# EXERCISE:
Check every line of the data below for the string "this", and copy the ones that hold it.

'''

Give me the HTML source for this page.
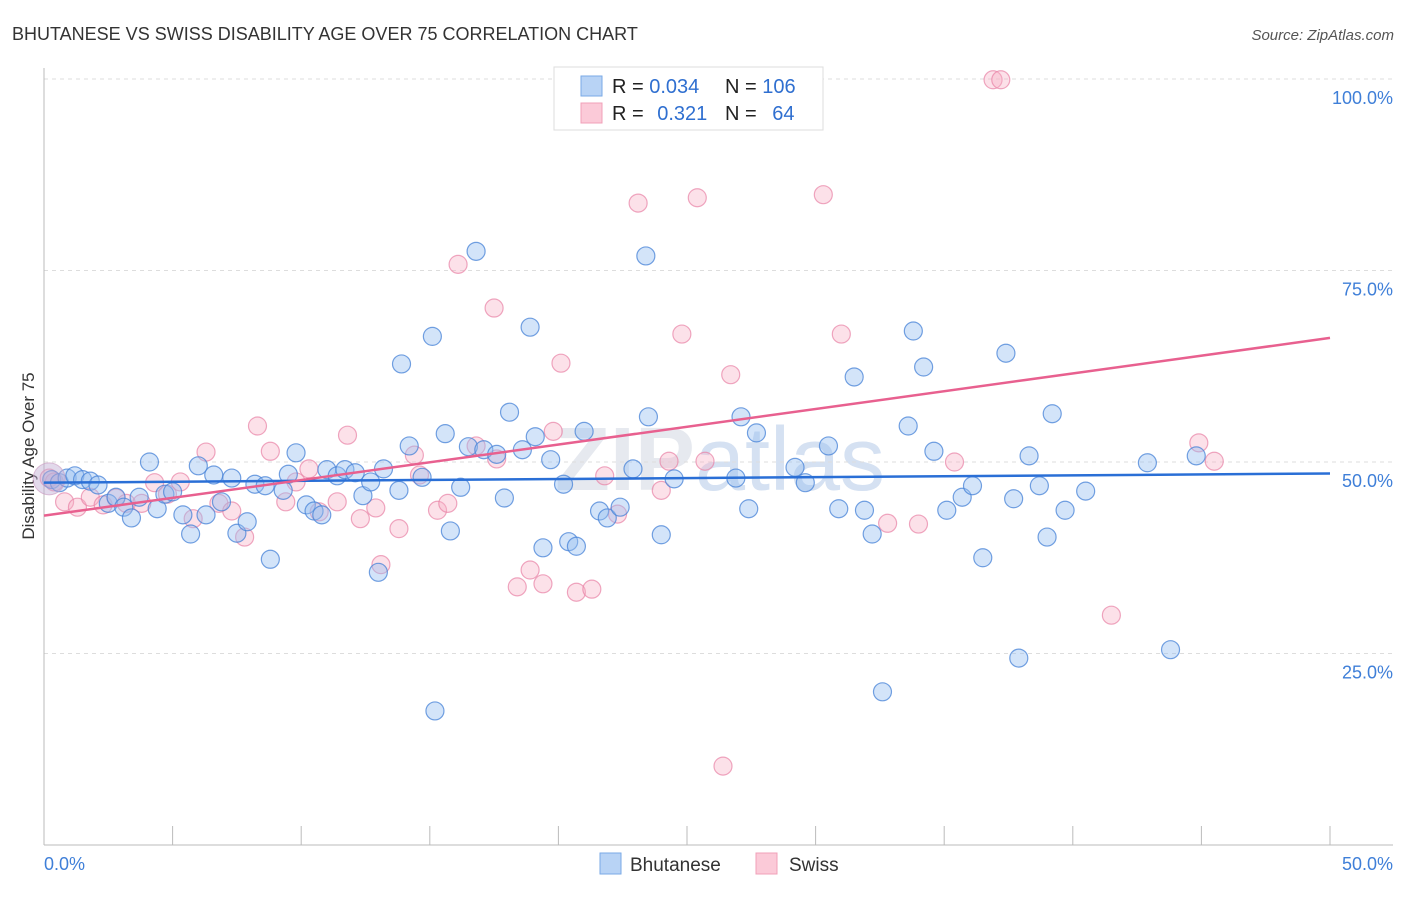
<!DOCTYPE html>
<html><head><meta charset="utf-8"><style>
body{margin:0;background:#fff;font-family:"Liberation Sans",sans-serif}
svg text{font-family:"Liberation Sans",sans-serif}
</style></head><body>
<svg width="1406" height="892" xmlns="http://www.w3.org/2000/svg">
<text x="12" y="40" font-size="18" fill="#333">BHUTANESE VS SWISS DISABILITY AGE OVER 75 CORRELATION CHART</text>
<text x="1394" y="40" font-size="15" fill="#555" font-style="italic" text-anchor="end">Source: ZipAtlas.com</text>
<text x="34" y="456" font-size="17" fill="#333" text-anchor="middle" transform="rotate(-90 34 456)">Disability Age Over 75</text>
<text x="720" y="490" font-size="90" fill="#e6e9ef" text-anchor="middle" font-weight="bold">ZIP<tspan font-weight="normal" fill="#d5e1f2">atlas</tspan></text>
<g id="grid"></g><g id="axes"></g><g id="pts"></g><g id="lines"></g>
<g>
<rect x="554" y="67" width="269" height="63" fill="#fff" stroke="#ddd"/>
<rect x="581" y="76" width="21" height="20" fill="#b8d3f5" stroke="#7aa9e6"/>
<rect x="581" y="103" width="21" height="20" fill="#fbcad8" stroke="#f0a0b8"/>
<text x="612" y="93" font-size="20" fill="#222">R = <tspan fill="#2f6fd0">0.034</tspan></text>
<text x="725" y="93" font-size="20" fill="#222">N = <tspan fill="#2f6fd0">106</tspan></text>
<text x="612" y="120" font-size="20" fill="#222">R = <tspan fill="#2f6fd0" dx="8">0.321</tspan></text>
<text x="725" y="120" font-size="20" fill="#222">N = <tspan fill="#2f6fd0" dx="10">64</tspan></text>
</g>
<g>
<rect x="600" y="853" width="21" height="21" fill="#b8d3f5" stroke="#7aa9e6"/>
<text x="630" y="871" font-size="19" fill="#333">Bhutanese</text>
<rect x="756" y="853" width="21" height="21" fill="#fbcad8" stroke="#f0a0b8"/>
<text x="789" y="871" font-size="19" fill="#333">Swiss</text>
</g>
</svg>
<script>
const yTicks=[100,75,50,25];
const yTickLabels=["100.0%","75.0%","50.0%","25.0%"];
const xTickLabels=["0.0%","50.0%"];
const blueX=[0.3,0.6,0.9,1.2,1.5,1.8,2.1,2.5,2.8,3.1,3.4,3.7,4.1,4.4,4.7,5.0,5.4,5.7,6.0,6.3,6.6,6.9,7.3,7.5,7.9,8.2,8.6,8.8,9.3,9.5,9.8,10.2,10.5,10.8,11.0,11.4,11.7,12.1,12.4,12.7,13.0,13.2,13.8,13.9,14.2,14.7,15.1,15.2,15.6,15.8,16.2,16.5,16.8,17.1,17.6,17.9,18.1,18.6,18.9,19.1,19.4,19.7,20.2,20.4,20.7,21.0,21.6,21.9,22.4,22.9,23.4,23.5,24.0,24.5,26.9,27.1,27.4,27.7,29.2,29.6,30.5,30.9,31.5,31.9,32.2,32.6,33.6,34.2,33.8,34.6,35.1,35.7,36.1,36.5,37.4,37.7,37.9,38.3,38.7,39.0,39.2,39.7,40.5,42.9,43.8,44.8];
const blueY=[47.7,47.3,47.9,48.2,47.7,47.5,47.0,44.6,45.4,44.1,42.7,45.4,50.0,43.9,45.8,46.1,43.1,40.6,49.5,43.1,48.3,44.8,47.9,40.7,42.2,47.1,46.9,37.3,46.3,48.4,51.2,44.4,43.6,43.1,49.0,48.2,49.0,48.6,45.6,47.4,35.6,49.1,46.3,62.8,52.1,48.0,66.4,17.5,53.7,41.0,46.7,52.0,77.5,51.6,51.0,45.3,56.5,51.6,67.6,53.3,38.8,50.3,47.1,39.6,39.0,54.0,43.6,42.7,44.1,49.1,76.9,55.9,40.5,47.8,47.9,55.9,43.9,53.8,49.3,47.3,52.1,43.9,61.1,43.7,40.6,20.0,54.7,62.4,67.1,51.4,43.7,45.4,46.9,37.5,64.2,45.2,24.4,50.8,46.9,40.2,56.3,43.7,46.2,49.9,25.5,50.8];
const pinkX=[0.2,0.4,0.8,1.3,1.8,2.3,2.8,3.2,3.8,4.3,4.8,5.3,5.8,6.3,6.8,7.3,7.8,8.3,8.8,9.4,9.8,10.3,10.7,11.4,11.8,12.3,12.9,13.1,13.8,14.4,14.6,15.3,15.7,16.1,16.8,17.5,17.6,18.4,18.9,19.4,19.8,20.1,20.7,21.3,21.8,22.3,23.1,24.0,24.3,24.8,25.4,25.7,26.4,26.7,27.5,30.3,31.0,32.8,34.0,35.4,36.9,37.2,41.5,44.9,45.5];
const pinkY=[47.9,47.4,44.8,44.1,45.4,44.4,45.3,44.6,44.6,47.3,45.8,47.4,42.6,51.3,44.6,43.6,40.2,54.7,51.4,44.8,47.4,49.1,43.5,44.8,53.5,42.6,44.0,36.6,41.3,50.9,48.3,43.7,44.6,75.8,52.1,70.1,50.4,33.7,35.9,34.1,54.0,62.9,33.0,33.4,48.2,43.2,83.8,46.3,50.1,66.7,84.5,50.1,10.3,61.4,99.9,84.9,66.7,42.0,41.9,50.0,99.9,99.9,30.0,52.5,50.1];
const blueTrend=[47.3,48.5];
const pinkTrend=[43.0,66.2];
const NS="http://www.w3.org/2000/svg";
const X0=44,X1=1330,Y0=845,Y100=79;
const sx=v=>X0+(v/50)*(X1-X0);
const sy=v=>Y0-(v/100)*(Y0-Y100);
function mk(tag,attrs,parent){const e=document.createElementNS(NS,tag);for(const k in attrs)e.setAttribute(k,attrs[k]);document.getElementById(parent).appendChild(e);return e;}
yTicks.forEach((t,i)=>{
 const g=mk('line',{x1:X0,x2:1393,y1:sy(t),y2:sy(t),stroke:'#ddd','stroke-dasharray':'4 4'},'grid');
 
 
 const l=mk('text',{x:1393,y:sy(t)+25,'font-size':18,fill:'#3f7fd8','text-anchor':'end'},'grid');
 l.textContent=yTickLabels[i];
 
 
});
const ax=mk('line',{x1:X0,x2:1393,y1:Y0,y2:Y0,stroke:'#bbb'},'axes');


const ay=mk('line',{x1:X0,x2:X0,y1:68,y2:Y0,stroke:'#bbb'},'axes');


for(let i=0;i<=10;i++){
 const t=mk('line',{x1:sx(i*5),x2:sx(i*5),y1:826,y2:Y0,stroke:'#bbb'},'axes');
 
 
}
[[0,'start',44],[50,'end',1393]].forEach((d,i)=>{
 const l=mk('text',{x:d[2],y:870,'font-size':18,fill:'#3f7fd8','text-anchor':d[1]},'axes');
 l.textContent=xTickLabels[i];
 
 
});
function dots(xs,ys,fill,stroke,name){
 xs.forEach((x,i)=>{
  const c=mk('circle',{cx:sx(x),cy:sy(ys[i]),r:9,fill:fill,stroke:stroke,'stroke-width':1.2},'pts');
  
  
 });
}
dots(pinkX,pinkY,'rgba(248,175,198,0.38)','rgba(232,130,165,0.7)','swiss-point');
dots(blueX,blueY,'rgba(150,190,240,0.42)','rgba(70,130,215,0.75)','bhutanese-point');
const big=mk('circle',{cx:sx(0.2),cy:sy(47.8),r:16,fill:'rgba(190,170,210,0.45)',stroke:'rgba(200,150,190,0.6)'},'pts');


const bl=mk('line',{x1:sx(0),x2:sx(50),y1:sy(blueTrend[0]),y2:sy(blueTrend[1]),stroke:'#2a6fd6','stroke-width':2.5},'lines');


const pl=mk('line',{x1:sx(0),x2:sx(50),y1:sy(pinkTrend[0]),y2:sy(pinkTrend[1]),stroke:'#e8608f','stroke-width':2.5},'lines');


</script>
</body></html>
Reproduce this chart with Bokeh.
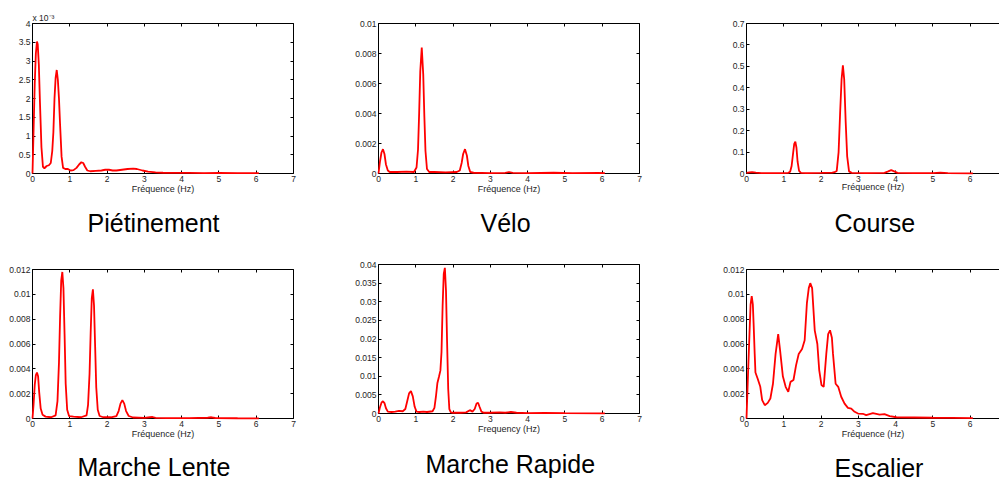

'''

# REPLY TO THE EXERCISE:
Give me the HTML source for this page.
Reproduce this chart with Bokeh.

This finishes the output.